• **What you have to do**
Each line that holds the word "matplotlib" is to be identified and copied.

• **Dataset section**
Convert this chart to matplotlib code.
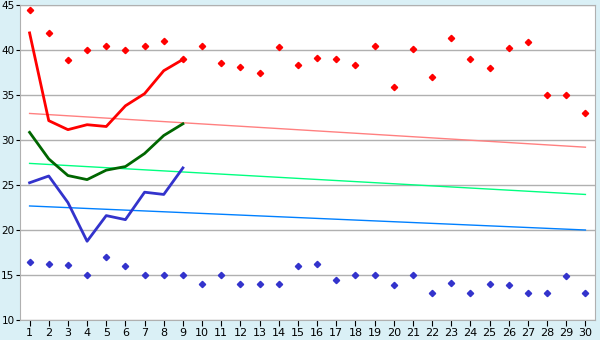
import numpy as np
import matplotlib
matplotlib.use("Agg")
import matplotlib.pyplot as plt

days = list(range(1, 31))

# scatter points (daily highs / lows)
high_pts = [44.4, 41.85, 38.85, 40.0, 40.5, 40.0, 40.5, 40.95, 39.0, 40.4,
            38.6, 38.1, 37.5, 40.3, 38.3, 39.1, 38.95, 38.3, 40.5, 35.85,
            40.1, 37.0, 41.3, 38.95, 37.95, 40.2, 40.85, 35.0, 35.0, 32.95]
low_pts = [16.5, 16.25, 16.15, 15.0, 16.95, 15.95, 15.0, 15.0, 15.0, 14.0,
           15.0, 14.0, 14.0, 14.0, 16.0, 16.2, 14.5, 15.0, 15.0, 13.85,
           15.0, 13.0, 14.1, 13.0, 14.0, 13.85, 13.0, 13.0, 14.85, 13.0]

# lines for the first nine days
line_days = list(range(1, 10))
red_line = [41.9, 32.15, 31.15, 31.7, 31.5, 33.8, 35.15, 37.7, 38.95]
green_line = [30.85, 27.9, 26.05, 25.6, 26.65, 27.05, 28.5, 30.5, 31.8]
blue_line = [25.25, 26.0, 23.05, 18.75, 21.6, 21.15, 24.2, 23.95, 26.9]

# trend lines (start / end values)
trend_x = [1, 30]
red_trend = [32.95, 29.2]
green_trend = [27.4, 23.95]
blue_trend = [22.67, 20.0]

bg = "#daf0f6"
fig = plt.figure(figsize=(6, 3.4), dpi=100, facecolor=bg)
ax = fig.add_axes([20 / 600, 1 - 320 / 340, 575 / 600, 315 / 340])
ax.set_facecolor("white")

ax.plot(trend_x, red_trend, color="#ff8080", lw=1)
ax.plot(trend_x, green_trend, color="#00ff80", lw=1)
ax.plot(trend_x, blue_trend, color="#0080ff", lw=1)

ax.plot(line_days, red_line, color="#ff0000", lw=2)
ax.plot(line_days, green_line, color="#006600", lw=2)
ax.plot(line_days, blue_line, color="#3333cc", lw=2)

ax.plot(days, high_pts, ls="none", marker="D", ms=3.2, color="#ff0000")
ax.plot(days, low_pts, ls="none", marker="D", ms=3.2, color="#3333cc")

ax.set_xlim(0.5, 30.5)
ax.set_ylim(10, 45)
ax.set_xticks(days)
ax.set_yticks(range(10, 46, 5))
ax.yaxis.grid(True, color="#b0b0b0", lw=1)
ax.set_axisbelow(True)
for s in ax.spines.values():
    s.set_color("#b0b0b0")
ax.tick_params(axis="x", labelsize=8, color="black", length=4, pad=2, width=0.8)
ax.tick_params(axis="y", labelsize=7.5, color="black", length=3, pad=1, width=0.8)

fig.savefig("out.png", dpi=100, facecolor=bg)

• **Response to this task**
Convert this chart to matplotlib code.
import matplotlib
matplotlib.use("Agg")
import matplotlib.pyplot as plt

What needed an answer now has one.